- Born: 13 February 1955 (age 71) Bern, Switzerland
- Genres: Contemporary, jazz, electronic music, classical
- Instruments: Flute, alto flute, bass flute, contrabass flute
- Formerly of: Zurich Chamber Orchestra

= Matthias Ziegler =

Swiss flautist and professor of flute (born 1955)

Matthias Ziegler (born in Bern, Switzerland on 13 February 1955) is a Swiss flautist and professor of flute who specializes in contemporary music for various sizes of flute (including flute, alto flute, bass flute, contrabass flute, and double contrabass flute).

==Early life and career==
Ziegler started playing with recorder at the age of four and by the age of nine decided to practice playing a flute. Two years prior to it, his grandparents took him to a flute and organ concert, with the fascination with the flute arose from there. Ziegler plays Miguel Arista's Louis Lot, especially during collaboration with Bickford Brannen and Eva Kingma, who plays alto flute. His choice of this instrument came after long studying at Zurich Conservatory and eventually making his mind on Jack Moore's flute. In Conservatory he studied under various teachers and music pedagogues, including; William Bennett, Geoffrey Gilbert, André Jaunet, and Conrad Klemm.

Ziegler has toured with Andreas Vollenweider and George Gruntz, and performed with Pierre Favre and Mark Dresser. In a classical context, he was formerly the solo flautist for the Zurich Chamber Orchestra.

==Playing style==
Ziegler's original works for flute instruments feature numerous extended techniques. In order to allow for the production of a buzzing timbre, he has installed small PET film membranes similar to the dimo used on the Chinese dizi on several of his instruments; he calls flutes so-equipped "Matusiflute". In addition, he plays quarter tone flutes.

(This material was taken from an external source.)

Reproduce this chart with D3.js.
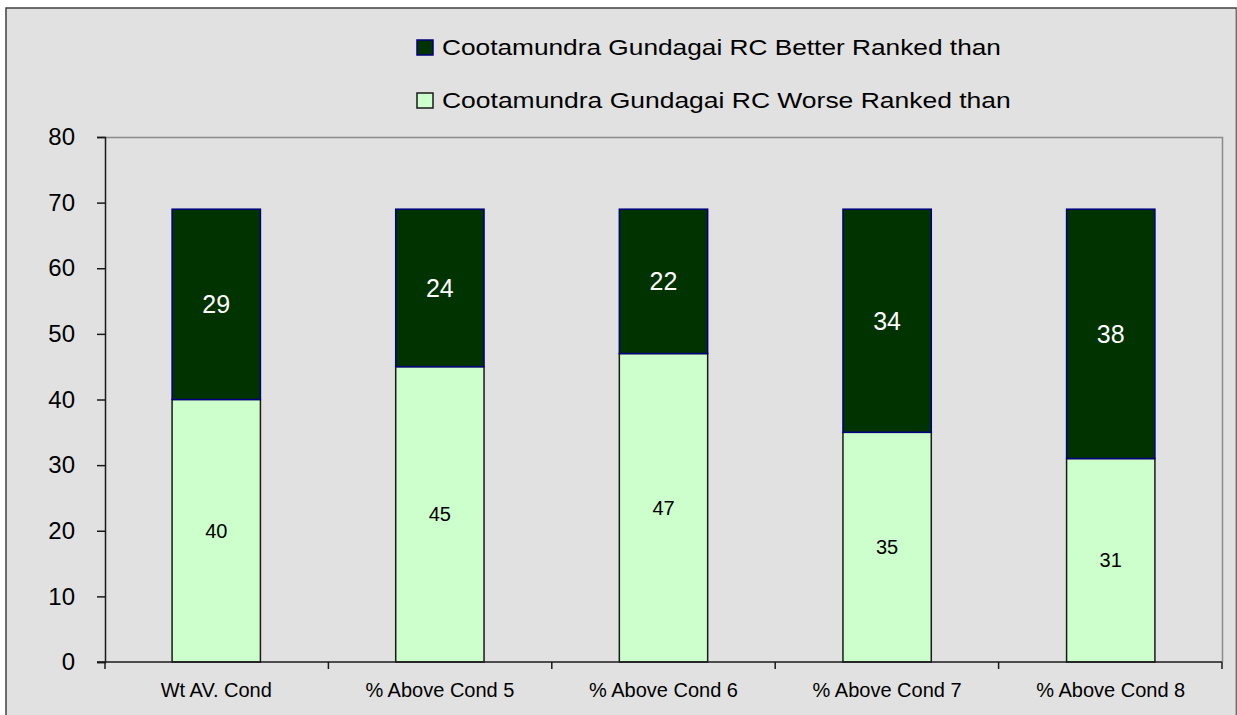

Ziegler is also proficient with jazz and improvised music, and frequently performs in an electroacoustic setting. He amplifies his flutes with microphones installed directly into the instruments, and utilizes electronic loop devices (LOOP delay, Echoplex, Echoloop) to allow him to layer sounds. About his work, he states:
" "All sounds (key noise, winds, tongue stops) usually neglected on the flute are amplified. There is a whole orchestra inside the flute, which allows me to play solo-polyphonic music."

Noting a similarity in tone between his large flutes and the viola da gamba, he also performs Renaissance music originally composed for viola.

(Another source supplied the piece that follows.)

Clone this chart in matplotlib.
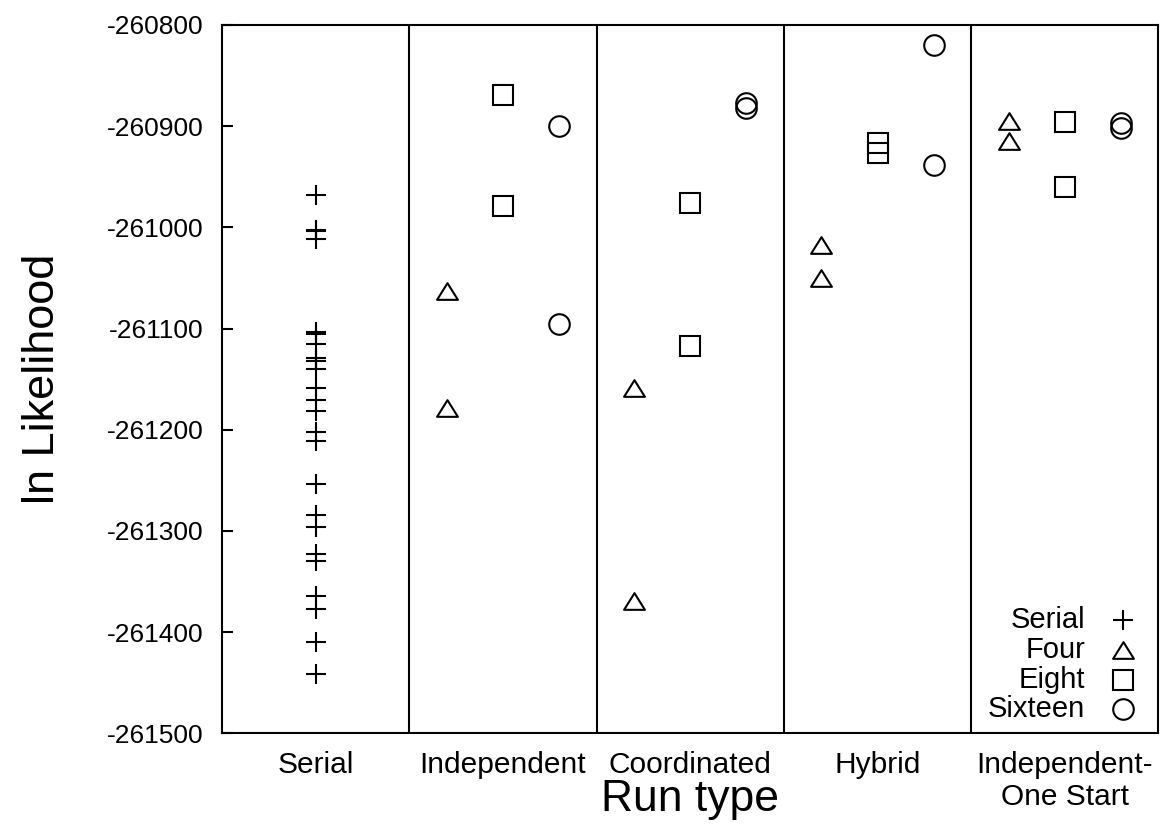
import matplotlib
matplotlib.use("Agg")
import matplotlib.pyplot as plt
from matplotlib.path import Path

plt.rcParams['font.family'] = ['Liberation Sans', 'DejaVu Sans']

# Run types (panels along the x axis)
run_types = ["Serial", "Independent", "Coordinated", "Hybrid", "Independent-\nOne Start"]

# ln likelihood of the serial runs
serial = [-260968, -261003, -261004, -261012, -261103, -261105, -261115,
          -261129, -261132, -261140, -261159, -261171, -261181, -261202,
          -261211, -261254, -261284, -261296, -261323, -261330, -261364,
          -261377, -261410, -261441]

# Parallel runs: one list per run type (Independent, Coordinated, Hybrid, Independent-One Start)
four = [[-261063, -261179], [-261159, -261369], [-261017, -261050], [-260895, -260915]]
eight = [[-260869, -260979], [-260976, -261117], [-260917, -260927], [-260896, -260960]]
sixteen = [[-260900, -261096], [-260877, -260882], [-260820, -260938], [-260897, -260902]]

legend_names = ["Serial", "Four", "Eight", "Sixteen"]
y_ticks = list(range(-261500, -260799, 100))

tri = Path([(-1, -0.8), (1, -0.8), (0, 0.8), (-1, -0.8)],
           [Path.MOVETO, Path.LINETO, Path.LINETO, Path.CLOSEPOLY])

fig = plt.figure(figsize=(11.61, 8.32), dpi=100)
ax = fig.add_axes([0.1912, 0.1186, 0.8066, 0.8514])

mstyle = dict(linestyle='none', markerfacecolor='none', markeredgecolor='black',
              markeredgewidth=1.5, color='black')

ax.plot([0.5] * len(serial), serial, marker='+', markersize=15, **mstyle)

offsets = {"four": -0.3, "eight": 0.0, "sixteen": 0.3}
for i in range(4):
    cx = i + 1.5
    ax.plot([cx + offsets["four"]] * len(four[i]), four[i], marker=tri, markersize=15, **mstyle)
    ax.plot([cx + offsets["eight"]] * len(eight[i]), eight[i], marker='s', markersize=14.2, **mstyle)
    ax.plot([cx + offsets["sixteen"]] * len(sixteen[i]), sixteen[i], marker='o', markersize=14.8, **mstyle)

# panel separators
for b in range(1, len(run_types)):
    ax.axvline(b, color='black', linewidth=1.5)

ax.set_xlim(0, len(run_types))
ax.set_ylim(-261500, -260800)
ax.set_yticks(y_ticks)
ax.set_yticklabels([str(v) for v in y_ticks])
ax.set_xticks([i + 0.5 for i in range(len(run_types))])
ax.set_xticklabels(run_types, linespacing=1.15)

ax.tick_params(axis='y', direction='in', length=8, width=1.5, pad=13.5, labelsize=19)
ax.tick_params(axis='x', length=0, pad=13, labelsize=21.5)
for s in ax.spines.values():
    s.set_linewidth(1.5)

ax.set_xlabel("Run type", fontsize=32)
ax.xaxis.set_label_coords(0.5, -0.110)
ax.xaxis.label.set_va('baseline')
ax.set_ylabel("ln Likelihood", fontsize=32.5)
ax.yaxis.set_label_coords(-0.192, 0.5)
ax.yaxis.label.set_va('center')

# key in the lower-right panel
markers = [('+', 15), (tri, 15), ('s', 14.2), ('o', 14.8)]
row_y = [0.1606, 0.1183, 0.0759, 0.0350]
for name, (m, ms), yy in zip(legend_names, markers, row_y):
    ax.text(0.922, yy, name, transform=ax.transAxes, ha='right', va='center', fontsize=21)
    ax.plot([0.962], [yy], transform=ax.transAxes, marker=m, markersize=ms, clip_on=False, **mstyle)

fig.savefig("out.png", dpi=100)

Among Ziegler's instruments is a brass prototype of a bass flute with a low G foot, made by Eva Kingma; this instrument allows him to reach the low G of the contra-alto flute using special fingerings using the little fingers of the left and right hands, as well as the thumb of the right hand. The advantage of this instrument is that it is not a transposing instrument; it is tuned in C.

He lives in Stäfa, Canton of Zurich, Switzerland, and has toured the United States, Japan, Australia, South America, and Israel.

==Discography==
- Uakti: New Music for Flute (1999) New Albion Records.